Prompt -> All of the data needs to be repeated exactly.

Data segment ->
────────────────────

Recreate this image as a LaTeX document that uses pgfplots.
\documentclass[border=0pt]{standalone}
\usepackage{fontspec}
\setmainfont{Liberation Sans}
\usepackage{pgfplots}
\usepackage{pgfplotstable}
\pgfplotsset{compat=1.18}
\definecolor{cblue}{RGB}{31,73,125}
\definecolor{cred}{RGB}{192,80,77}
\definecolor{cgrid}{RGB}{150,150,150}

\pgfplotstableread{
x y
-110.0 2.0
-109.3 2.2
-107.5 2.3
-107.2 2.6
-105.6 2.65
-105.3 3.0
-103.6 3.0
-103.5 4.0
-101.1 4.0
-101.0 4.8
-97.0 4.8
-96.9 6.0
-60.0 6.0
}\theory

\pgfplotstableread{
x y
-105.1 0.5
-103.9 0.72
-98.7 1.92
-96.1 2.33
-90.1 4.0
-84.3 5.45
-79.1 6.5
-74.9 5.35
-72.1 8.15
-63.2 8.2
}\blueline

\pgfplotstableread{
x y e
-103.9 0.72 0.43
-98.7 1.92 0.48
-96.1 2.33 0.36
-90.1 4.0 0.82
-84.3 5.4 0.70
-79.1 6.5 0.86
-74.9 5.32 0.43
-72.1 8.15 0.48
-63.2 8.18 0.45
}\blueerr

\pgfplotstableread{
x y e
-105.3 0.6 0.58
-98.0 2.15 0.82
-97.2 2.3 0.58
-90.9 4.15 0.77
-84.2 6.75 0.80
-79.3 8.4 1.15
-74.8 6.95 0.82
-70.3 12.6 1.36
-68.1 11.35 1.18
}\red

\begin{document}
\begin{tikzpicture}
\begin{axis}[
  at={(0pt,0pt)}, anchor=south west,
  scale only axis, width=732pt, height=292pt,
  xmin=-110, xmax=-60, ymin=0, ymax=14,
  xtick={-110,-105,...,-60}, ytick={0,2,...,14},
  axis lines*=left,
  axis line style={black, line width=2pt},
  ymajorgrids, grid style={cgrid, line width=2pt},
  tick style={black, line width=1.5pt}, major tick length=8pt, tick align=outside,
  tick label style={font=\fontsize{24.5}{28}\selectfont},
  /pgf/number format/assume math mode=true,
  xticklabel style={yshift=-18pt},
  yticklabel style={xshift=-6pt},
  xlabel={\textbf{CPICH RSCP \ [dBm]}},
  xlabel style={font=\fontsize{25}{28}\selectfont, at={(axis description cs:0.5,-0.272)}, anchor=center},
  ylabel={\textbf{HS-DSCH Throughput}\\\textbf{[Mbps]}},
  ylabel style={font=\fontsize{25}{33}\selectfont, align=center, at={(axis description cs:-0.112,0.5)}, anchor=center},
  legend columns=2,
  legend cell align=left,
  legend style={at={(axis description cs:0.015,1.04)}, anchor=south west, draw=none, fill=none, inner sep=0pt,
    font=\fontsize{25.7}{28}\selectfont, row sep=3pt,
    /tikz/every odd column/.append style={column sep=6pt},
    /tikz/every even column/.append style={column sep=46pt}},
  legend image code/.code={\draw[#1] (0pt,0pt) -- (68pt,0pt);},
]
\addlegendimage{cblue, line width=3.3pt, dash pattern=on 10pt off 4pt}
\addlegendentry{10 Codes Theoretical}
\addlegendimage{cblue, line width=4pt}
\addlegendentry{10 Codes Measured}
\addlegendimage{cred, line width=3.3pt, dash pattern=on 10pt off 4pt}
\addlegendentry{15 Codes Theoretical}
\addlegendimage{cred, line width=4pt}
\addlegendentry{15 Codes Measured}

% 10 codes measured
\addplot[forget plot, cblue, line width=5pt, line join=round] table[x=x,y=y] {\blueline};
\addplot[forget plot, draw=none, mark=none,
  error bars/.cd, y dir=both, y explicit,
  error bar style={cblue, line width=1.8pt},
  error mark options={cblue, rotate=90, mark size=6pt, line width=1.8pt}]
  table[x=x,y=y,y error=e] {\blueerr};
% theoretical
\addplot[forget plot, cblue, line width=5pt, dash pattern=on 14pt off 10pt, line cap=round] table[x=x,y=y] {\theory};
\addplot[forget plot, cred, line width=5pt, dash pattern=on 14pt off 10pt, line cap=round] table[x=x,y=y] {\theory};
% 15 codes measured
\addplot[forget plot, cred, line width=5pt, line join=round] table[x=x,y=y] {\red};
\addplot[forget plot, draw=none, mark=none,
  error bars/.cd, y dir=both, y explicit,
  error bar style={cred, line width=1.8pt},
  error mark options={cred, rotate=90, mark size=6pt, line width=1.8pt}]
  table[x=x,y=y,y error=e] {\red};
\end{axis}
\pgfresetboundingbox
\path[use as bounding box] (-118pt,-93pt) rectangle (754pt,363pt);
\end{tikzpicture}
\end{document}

────────────────────

Result for this exercise ->
Recreate this image as a LaTeX document that uses pgfplots.
\documentclass[border=0pt]{standalone}
\usepackage{fontspec}
\setmainfont{Liberation Sans}
\usepackage{pgfplots}
\usepackage{pgfplotstable}
\pgfplotsset{compat=1.18}
\definecolor{cblue}{RGB}{31,73,125}
\definecolor{cred}{RGB}{192,80,77}
\definecolor{cgrid}{RGB}{150,150,150}

\pgfplotstableread{
x y
-110.0 2.0
-109.3 2.2
-107.5 2.3
-107.2 2.6
-105.6 2.65
-105.3 3.0
-103.6 3.0
-103.5 4.0
-101.1 4.0
-101.0 4.8
-97.0 4.8
-96.9 6.0
-60.0 6.0
}\theory

\pgfplotstableread{
x y
-105.1 0.5
-103.9 0.72
-98.7 1.92
-96.1 2.33
-90.1 4.0
-84.3 5.45
-79.1 6.5
-74.9 5.35
-72.1 8.15
-63.2 8.2
}\blueline

\pgfplotstableread{
x y e
-103.9 0.72 0.43
-98.7 1.92 0.48
-96.1 2.33 0.36
-90.1 4.0 0.82
-84.3 5.4 0.70
-79.1 6.5 0.86
-74.9 5.32 0.43
-72.1 8.15 0.48
-63.2 8.18 0.45
}\blueerr

\pgfplotstableread{
x y e
-105.3 0.6 0.58
-98.0 2.15 0.82
-97.2 2.3 0.58
-90.9 4.15 0.77
-84.2 6.75 0.80
-79.3 8.4 1.15
-74.8 6.95 0.82
-70.3 12.6 1.36
-68.1 11.35 1.18
}\red

\begin{document}
\begin{tikzpicture}
\begin{axis}[
  at={(0pt,0pt)}, anchor=south west,
  scale only axis, width=732pt, height=292pt,
  xmin=-110, xmax=-60, ymin=0, ymax=14,
  xtick={-110,-105,...,-60}, ytick={0,2,...,14},
  axis lines*=left,
  axis line style={black, line width=2pt},
  ymajorgrids, grid style={cgrid, line width=2pt},
  tick style={black, line width=1.5pt}, major tick length=8pt, tick align=outside,
  tick label style={font=\fontsize{24.5}{28}\selectfont},
  /pgf/number format/assume math mode=true,
  xticklabel style={yshift=-18pt},
  yticklabel style={xshift=-6pt},
  xlabel={\textbf{CPICH RSCP \ [dBm]}},
  xlabel style={font=\fontsize{25}{28}\selectfont, at={(axis description cs:0.5,-0.272)}, anchor=center},
  ylabel={\textbf{HS-DSCH Throughput}\\\textbf{[Mbps]}},
  ylabel style={font=\fontsize{25}{33}\selectfont, align=center, at={(axis description cs:-0.112,0.5)}, anchor=center},
  legend columns=2,
  legend cell align=left,
  legend style={at={(axis description cs:0.015,1.04)}, anchor=south west, draw=none, fill=none, inner sep=0pt,
    font=\fontsize{25.7}{28}\selectfont, row sep=3pt,
    /tikz/every odd column/.append style={column sep=6pt},
    /tikz/every even column/.append style={column sep=46pt}},
  legend image code/.code={\draw[#1] (0pt,0pt) -- (68pt,0pt);},
]
\addlegendimage{cblue, line width=3.3pt, dash pattern=on 10pt off 4pt}
\addlegendentry{10 Codes Theoretical}
\addlegendimage{cblue, line width=4pt}
\addlegendentry{10 Codes Measured}
\addlegendimage{cred, line width=3.3pt, dash pattern=on 10pt off 4pt}
\addlegendentry{15 Codes Theoretical}
\addlegendimage{cred, line width=4pt}
\addlegendentry{15 Codes Measured}

% 10 codes measured
\addplot[forget plot, cblue, line width=5pt, line join=round] table[x=x,y=y] {\blueline};
\addplot[forget plot, draw=none, mark=none,
  error bars/.cd, y dir=both, y explicit,
  error bar style={cblue, line width=1.8pt},
  error mark options={cblue, rotate=90, mark size=6pt, line width=1.8pt}]
  table[x=x,y=y,y error=e] {\blueerr};
% theoretical
\addplot[forget plot, cblue, line width=5pt, dash pattern=on 14pt off 10pt, line cap=round] table[x=x,y=y] {\theory};
\addplot[forget plot, cred, line width=5pt, dash pattern=on 14pt off 10pt, line cap=round] table[x=x,y=y] {\theory};
% 15 codes measured
\addplot[forget plot, cred, line width=5pt, line join=round] table[x=x,y=y] {\red};
\addplot[forget plot, draw=none, mark=none,
  error bars/.cd, y dir=both, y explicit,
  error bar style={cred, line width=1.8pt},
  error mark options={cred, rotate=90, mark size=6pt, line width=1.8pt}]
  table[x=x,y=y,y error=e] {\red};
\end{axis}
\pgfresetboundingbox
\path[use as bounding box] (-118pt,-93pt) rectangle (754pt,363pt);
\end{tikzpicture}
\end{document}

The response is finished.